Брачное соединение человека с Богом, для Иоанна Креста, так же как для Терезы, есть нечто не только духовное, но духовное и плотское вместе, потому что это есть величайшее явление человеческой Личности, а Личность есть — весь человек с духом и плотью. Этого духовно-плотского соединения человека с Богом, может быть, никто, за двадцать веков христианства, не чувствовал с такою силою, как св. Иоанн Креста и св. Тереза.

«Разумом должно обуздывать эти исступленные порывы (любви к Богу), потому что в них может быть и чувственность». «В этом (брачном соединении души с Богом)… и тело очень много участвует», — говорит св. Тереза (Св. Т., 130). «Телу Бог ничего не дарует, чего бы раньше и в большей степени не даровал душе, и чем сильнее блаженство души, причиненное раной любви (к Богу), тем сильнее и муки тела от той же раны», — говорит св. Иоанн Креста. «И удивительно, в каком взаимном соответствии увеличивается и эта мука, и это блаженство» (Нооrn., 177). «Переполняющее душу блаженство сообщается и телу: все чувства его, так же как все члены, участвуют в этом блаженстве, так что оно ощущается до крайних суставов рук и ног. Тело участвует в славе души так, что оно славит Бога по-своему, чувствуя блаженство в костях своих, по слову Давида: „Все кости мои скажут: Господи, кто подобен Тебе?“ И так как этого не могут выразить никакие слова, то довольно сказать, что тогда и телом, как душой, предвкушается вечная жизнь» (Нооrn, 182).

«В ту минуту, когда вся душа воспламеняется любовью к Богу, чувствует она, что нападает на нее Серафим и уже раскаленную, как уголь, раскаляет докрасна, или, вернее, всю превращенную в пламя, пронзает ее копьем любви пламенеющим», — вспоминает Иоанн Креста и здесь, как везде, конечно, не чужой, а свой собственный религиозный опыт. «И навстречу пламени тому выкидывается другое пламя из души, как из печи, в которой мешают угли кочергой, чтобы усилить их жар. И боль от этой раны для души несказанное блаженство.
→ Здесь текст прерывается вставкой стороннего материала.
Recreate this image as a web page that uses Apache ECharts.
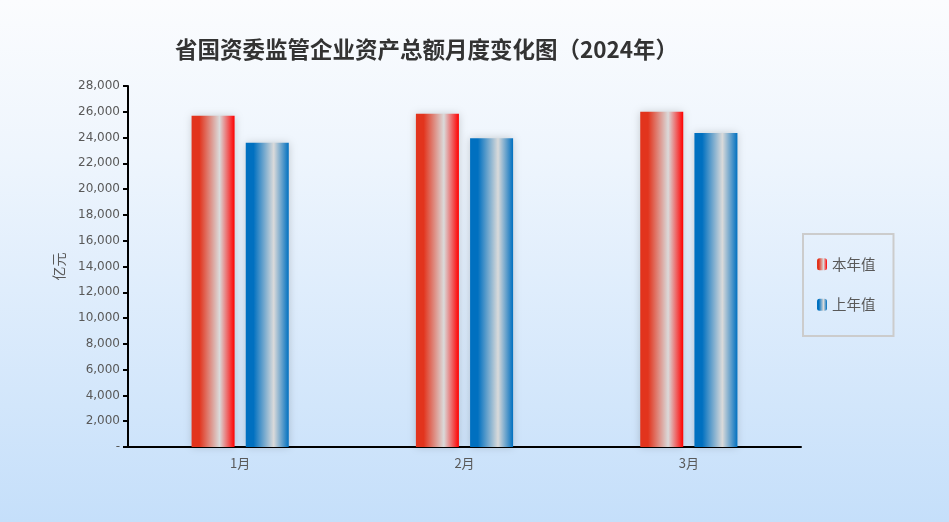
<!DOCTYPE html>
<html><head><meta charset="utf-8">
<script src="https://cdn.jsdelivr.net/npm/echarts@6/dist/echarts.min.js"></script>
<style>html,body{margin:0;padding:0;}#c{width:949px;height:522px;}</style>
</head><body><div id="c"></div>
<script>
const categories = ['1月', '2月', '3月'];
const thisYear = [25700, 25850, 26000];
const lastYear = [23600, 23950, 24350];
const seriesNames = ['本年值', '上年值'];
const titleText = '省国资委监管企业资产总额月度变化图（2024年）';
const unitName = '亿元';

function grad(c1, c2) {
  return new echarts.graphic.LinearGradient(0, 0, 1, 0, [
    {offset: 0, color: c1}, {offset: 0.18, color: c1},
    {offset: 0.65, color: '#dadada'}, {offset: 1, color: c2}
  ]);
}
const chart = echarts.init(document.getElementById('c'));
chart.setOption({
  animation: false,
  backgroundColor: new echarts.graphic.LinearGradient(0, 0, 0, 1, [
    {offset: 0, color: '#fbfcfe'}, {offset: 0.3, color: '#eef5fd'}, {offset: 1, color: '#c5dffa'}
  ]),
  title: {text: titleText, left: 170, top: 33,
    textStyle: {fontSize: 22.5, fontWeight: 'bold', color: '#333', fontFamily: 'Noto Sans CJK SC'}},
  legend: {orient: 'vertical', left: 803, top: 234, width: 60,
    padding: [23, 18, 24, 14], itemGap: 26, itemWidth: 10, itemHeight: 12,
    borderColor: '#cccccc', borderWidth: 2,
    textStyle: {fontSize: 14.5, color: '#595959', fontFamily: 'Noto Sans CJK SC'},
    data: seriesNames},
  grid: {left: 128, right: 148, top: 86, bottom: 75},
  xAxis: {type: 'category', data: categories,
    axisLine: {lineStyle: {color: '#000', width: 2}},
    axisTick: {length: 5, lineStyle: {color: '#000', width: 2}},
    axisLabel: {color: '#595959', fontSize: 13, margin: 10, fontFamily: 'Noto Sans CJK SC'}},
  yAxis: {type: 'value', min: 0, max: 28000, interval: 2000,
    name: unitName, nameLocation: 'middle', nameGap: 62, nameRotate: 90,
    nameTextStyle: {color: '#595959', fontSize: 14, fontFamily: 'Noto Sans CJK SC'},
    axisLine: {show: true, lineStyle: {color: '#000', width: 2}},
    axisTick: {show: true, length: 5, lineStyle: {color: '#000', width: 2}},
    splitLine: {show: false},
    axisLabel: {color: '#595959', fontSize: 12, margin: 8, fontFamily: 'DejaVu Sans',
      formatter: v => v === 0 ? '-' : v.toLocaleString('en-US')}},
  series: [
    {name: seriesNames[0], type: 'bar', data: thisYear, barWidth: 43, barGap: '26%',
     itemStyle: {color: grad('#e2341d', '#ff0000'), shadowBlur: 8, shadowColor: 'rgba(0,0,0,0.18)'}},
    {name: seriesNames[1], type: 'bar', data: lastYear, barWidth: 43,
     itemStyle: {color: grad('#0070c0', '#0070c0'), shadowBlur: 8, shadowColor: 'rgba(0,0,0,0.18)'}}
  ]
});
</script></body></html>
Вся упоенная чудесной новизной яростного Серафимова натиска, вся пламенеющая и изнемогающая от любви, чувствует она, что огненное острие копья вонзается в сердце ее». Тот же Серафим, то же копье, та же сладчайшая боль от раны, нанесенной копьем, здесь, у св. Иоанна Креста, как и в Пронзении, Transverberatio, св. Терезы (Св. Т., 136). «И когда рана эта достигает той внутреннейшей глубины души, где рождаются все наслаждения, то как найти слова, чтобы выразить то, что тогда происходит в душе? — продолжает вспоминать Иоанн Креста. — В этой внутреннейшей точке раны чувствует душа почти невидимое зернышко, подобное горчичному… извергающее в круговращении своем огонь все той же любви. И этот огонь разливается по всему составу души… разжигая любовь ее так, что кажется ей, что она заключает в себе моря блаженства, напоминающие всю бесконечность сверху донизу, и для нее тогда весь мир — только океан любви, в котором тонет она, не видя берегов… но чувствуя его живое средоточие в себе самой. Можно сказать об этом невыразимом блаженстве только одно: чувствует в нем душа, как верно евангельское уподобление Царства Небесного горчичному зерну, заключающему в малости своей такую силу, что из него вырастает великое дерево; так и душа преображается в великое пламя любви, вспыхивающее из той малой, в душе пламенеющей точки» (Нооrn., 176–177).